Coffee lovers, this one's for you. If you often happen to zone out while doing regular day-to-day tasks and find it difficult to concentrate, then you can bring coffee reminders to your rescue. According to a recent study published in the journal Consciousness and Cognition, just gazing at something that reminds you of coffee could cause your mind to become more attentive and alert.
"Coffee is one of the most popular beverages and a lot is known about its physical effects," said Sam Maglio, Associate Professor at the University of Toronto in Canada.
However, much less is known about its psychological meaning -- in other words, how even seeing reminders of it can influence how we think, Maglio added.
The study looked at an effect called priming, through which exposure to even subtle cues can influence our thoughts and behaviour.
"People often encounter coffee-related cues, or think about coffee without actually ingesting it," Maglio said.

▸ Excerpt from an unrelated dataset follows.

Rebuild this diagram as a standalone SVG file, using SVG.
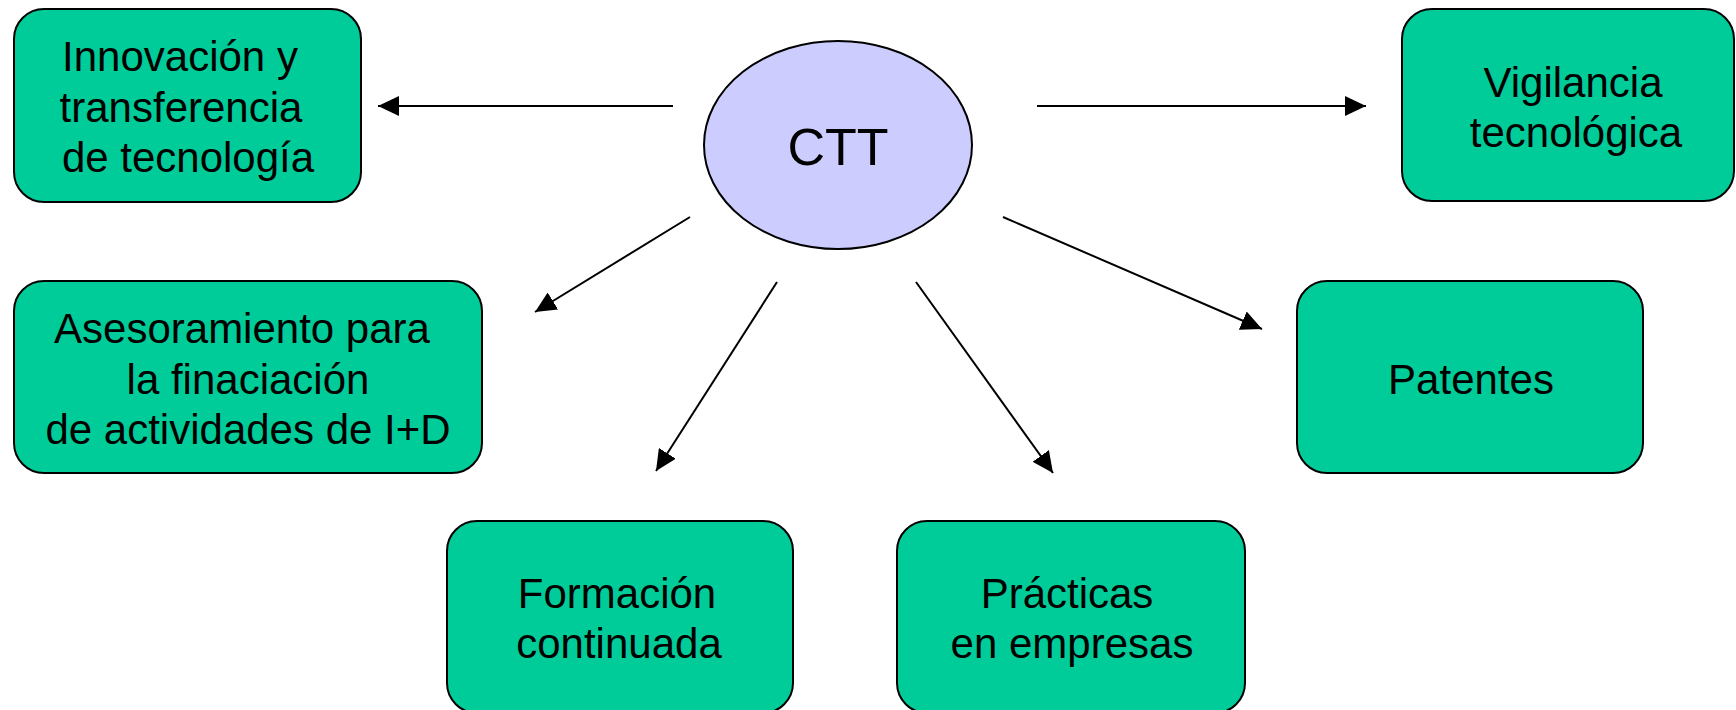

The team used a mix of participants from Western and Eastern cultures "to see if there was an association between coffee and arousal such that if we simply exposed people to coffee-related cues, their physiological arousal would increase, as it would if they had actually drank coffee," he noted.
As per the findings of the study, the participants who were exposed to coffee-related cues perceived time as shorter and thought in more precise and concrete terms.
"People who experience physiological arousal -- again, in this case as the result of priming and not drinking coffee itself -- see the world in more specific, detailed terms," Maglio said. "This has a number of implications for how people process information and make judgements and decisions."
Though, there remain a few limitations to the study as it notes that the association between coffee and arousal is not as strong in less coffee-dominated cultures.
Maglio said the research may be of interest in better understanding a range of consumer-related behaviours and for marketers in considering retail store locations.